The living embodiment of artistic integrity, Emmylou Harris has been creating acclaimed music for more than three decades, building up the most consistent catalog in the history of country music. In her early days, her mix of contemporary songs and classic country songs was seen as forward-thinking and progressive, but over time, she would be seen as a protective guardian of country music’s heritage, even when she strayed far away from it on her own recordings.
Her own roots were not in country music, as she was an aspiring folk artist in her early days. While she was also interested in drama, she was increasingly drawn to the folk songs of Bob Dylan and Joan Baez, eventually leaving college and moving to New York in 1968. However, the folk scene was beginning to die down, and though she found occasional work, it wasn’t much. She married in 1969, and worked as a waitress to supplement the meager income brought in by her Greenwich Village coffeehouse performances.
In 1970, she recorded her debut album, Gliding Bird, for the struggling independent label Jubilee Records, which folded shortly thereafter.

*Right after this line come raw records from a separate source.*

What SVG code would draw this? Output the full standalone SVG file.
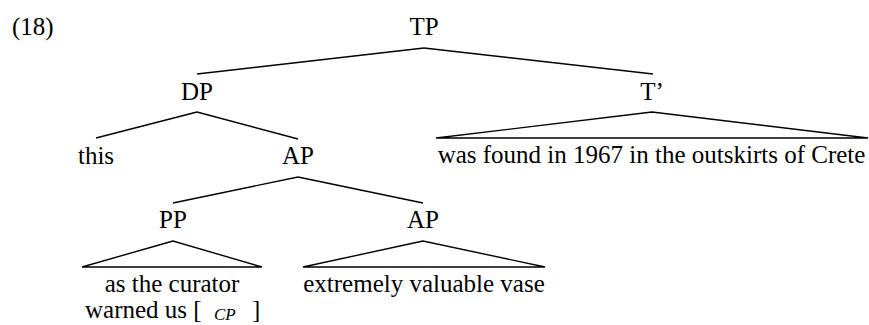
<svg xmlns="http://www.w3.org/2000/svg" width="869" height="325" viewBox="0 0 869 325">
<style>
text{font-family:"Liberation Serif","Times New Roman",Times,serif;font-size:25px;fill:#000}
.c{text-anchor:middle}
.e line,.e polygon{stroke:#000;stroke-width:1.4;fill:none}
</style>
<rect width="869" height="325" fill="#fff"/>
<text x="12" y="35">(18)</text>
<g id="TP"><text class="c" x="424" y="35">TP</text></g>
<g id="DP"><text class="c" x="197" y="100">DP</text></g>
<g id="Tbar"><text class="c" x="652" y="100">T’</text></g>
<g id="this"><text class="c" x="96" y="164">this</text></g>
<g id="AP1"><text class="c" x="298" y="164">AP</text></g>
<g id="Tbar-content"><text class="c" x="651.5" y="163">was found in 1967 in the outskirts of Crete</text></g>
<g id="PP"><text class="c" x="173" y="228">PP</text></g>
<g id="AP2"><text class="c" x="423" y="228">AP</text></g>
<g id="PP-content"><text class="c" x="172" y="292">as the curator</text><text x="85" y="318">warned us [<tspan x="214" y="320" font-size="17" font-style="italic">CP</tspan><tspan x="252" y="318">]</tspan></text></g>
<g id="AP2-content"><text class="c" x="424" y="292">extremely valuable vase</text></g>
<g id="connectors" class="e">
<line x1="424" y1="48" x2="197" y2="74"/>
<line x1="424" y1="48" x2="653" y2="74"/>
<line x1="197" y1="112" x2="96" y2="138"/>
<line x1="197" y1="112" x2="298" y2="139"/>
<polygon points="652,112 436,138 868,138"/>
<line x1="298" y1="177" x2="173" y2="203"/>
<line x1="298" y1="177" x2="423" y2="203"/>
<polygon points="173,241 82,267 262,267"/>
<polygon points="423,241 303,267 545,267"/>
</g>
</svg>
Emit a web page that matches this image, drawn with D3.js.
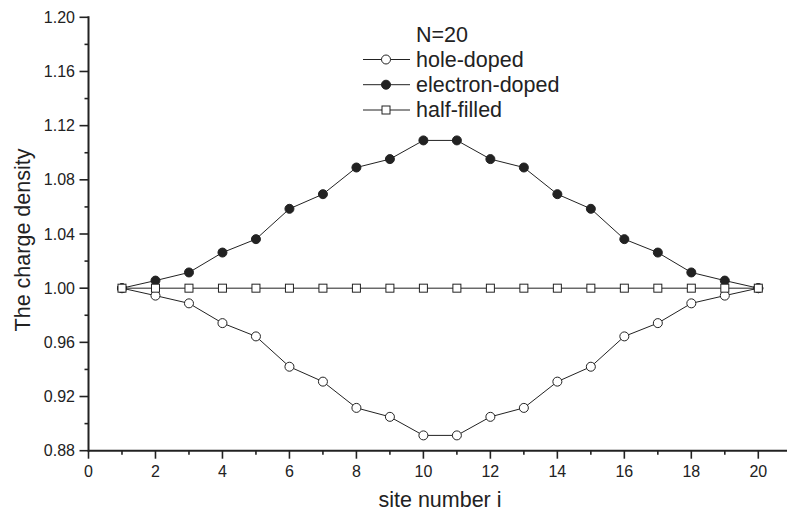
<!DOCTYPE html>
<html><head><meta charset="utf-8">
<script src="https://cdn.jsdelivr.net/npm/d3@7"></script>
<style>body{margin:0;background:#fff}svg{display:block}text{font-family:"Liberation Sans",Arial,sans-serif;fill:#222}</style>
</head><body><svg id="c" width="787" height="515"></svg>
<script>
const sites = d3.range(1, 21);
const holeDoped = [1.000,0.9945,0.9888,0.9742,0.9644,0.9420,0.9310,0.9116,0.9050,0.8913,0.8913,0.9050,0.9116,0.9310,0.9420,0.9644,0.9742,0.9888,0.9945,1.000];
const electronDoped = [1.000,1.0056,1.0116,1.0263,1.0362,1.0586,1.0694,1.0891,1.0953,1.1091,1.1091,1.0953,1.0891,1.0694,1.0586,1.0362,1.0263,1.0116,1.0056,1.000];
const halfFilled = [1,1,1,1,1,1,1,1,1,1,1,1,1,1,1,1,1,1,1,1];
const xTicks = [0,2,4,6,8,10,12,14,16,18,20];
const yTicks = [0.88,0.92,0.96,1.00,1.04,1.08,1.12,1.16,1.20];
const legendTitle = "N=20";
const seriesNames = ["hole-doped","electron-doped","half-filled"];

const svg = d3.select("#c");
const x0 = 88.5, x20 = 758.3, yTop = 17.3, yBot = 450.7;
const x = d3.scaleLinear().domain([0,20]).range([x0,x20]);
const y = d3.scaleLinear().domain([0.88,1.20]).range([yBot,yTop]);
const ink = "#222";

// x axis
const gx = svg.append("g");
gx.append("line").attr("x1",x0).attr("x2",787).attr("y1",yBot).attr("y2",yBot).attr("stroke",ink).attr("stroke-width",2);
gx.selectAll(".mj").data(xTicks).join("line").attr("x1",d=>x(d)).attr("x2",d=>x(d)).attr("y1",yBot).attr("y2",yBot+8).attr("stroke",ink).attr("stroke-width",1.6);
gx.selectAll(".mn").data(d3.range(1,21,2)).join("line").attr("x1",d=>x(d)).attr("x2",d=>x(d)).attr("y1",yBot).attr("y2",yBot+4).attr("stroke",ink).attr("stroke-width",1.6);
gx.selectAll("text").data(xTicks).join("text").attr("x",d=>x(d)).attr("y",476.5).attr("text-anchor","middle").attr("font-size",16).text(d=>d);

// y axis
const gy = svg.append("g");
gy.append("line").attr("x1",x0).attr("x2",x0).attr("y1",yTop-1).attr("y2",yBot+1).attr("stroke",ink).attr("stroke-width",2);
gy.selectAll(".mj").data(yTicks).join("line").attr("x1",x0-9).attr("x2",x0).attr("y1",d=>y(d)).attr("y2",d=>y(d)).attr("stroke",ink).attr("stroke-width",1.6);
gy.selectAll(".mn").data(d3.range(0.90,1.20,0.04)).join("line").attr("x1",x0-4).attr("x2",x0).attr("y1",d=>y(d)).attr("y2",d=>y(d)).attr("stroke",ink).attr("stroke-width",1.6);
gy.selectAll("text").data(yTicks).join("text").attr("x",75).attr("y",d=>y(d)+5.5).attr("text-anchor","end").attr("font-size",16).text(d=>d.toFixed(2));

// titles
svg.append("text").attr("x",440).attr("y",507).attr("text-anchor","middle").attr("font-size",21.5).text("site number i");
svg.append("text").attr("transform","translate(30,240) rotate(-90)").attr("text-anchor","middle").attr("font-size",21.5).text("The charge density");

// series
const line = d3.line().x((d,i)=>x(sites[i])).y(d=>y(d));
function drawSeries(vals, kind){
  const g = svg.append("g");
  g.append("path").attr("d",line(vals)).attr("fill","none").attr("stroke",ink).attr("stroke-width",1);
  drawMarkers(g, vals.map((v,i)=>[x(sites[i]),y(v)]), kind);
}
function drawMarkers(g, pts, kind){
  if(kind==="square"){
    g.selectAll("rect").data(pts).join("rect").attr("x",d=>d[0]-4).attr("y",d=>d[1]-4).attr("width",8).attr("height",8).attr("fill","#fff").attr("stroke",ink).attr("stroke-width",1);
  } else {
    g.selectAll("circle").data(pts).join("circle").attr("cx",d=>d[0]).attr("cy",d=>d[1]).attr("r",4.5).attr("fill",kind==="filled"?ink:"#fff").attr("stroke",ink).attr("stroke-width",1);
  }
}
drawSeries(holeDoped,"open");
drawSeries(electronDoped,"filled");
drawSeries(halfFilled,"square");

// legend
svg.append("text").attr("x",416).attr("y",41.5).attr("font-size",21.5).text(legendTitle);
const kinds = ["open","filled","square"];
const ly = [59.5,84.7,110];
seriesNames.forEach((n,i)=>{
  const g = svg.append("g");
  g.append("line").attr("x1",363).attr("x2",410).attr("y1",ly[i]).attr("y2",ly[i]).attr("stroke",ink).attr("stroke-width",1);
  drawMarkers(g, [[386,ly[i]]], kinds[i]);
  g.append("text").attr("x",416).attr("y",ly[i]+7).attr("font-size",21.5).text(n);
});
</script></body></html>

Harris would later call the album a disaster, and disowned it so much that she named her fourteenth studio album Thirteen. Disenchanted with the New York scene, and her first marriage coming to an end, she moved to Nashville briefly, but then relocated to her parents’ home in Maryland, feeling disconnected from music until she discovered the music scene in Washington D.C., through which she would met a young performer named Gram Parsons.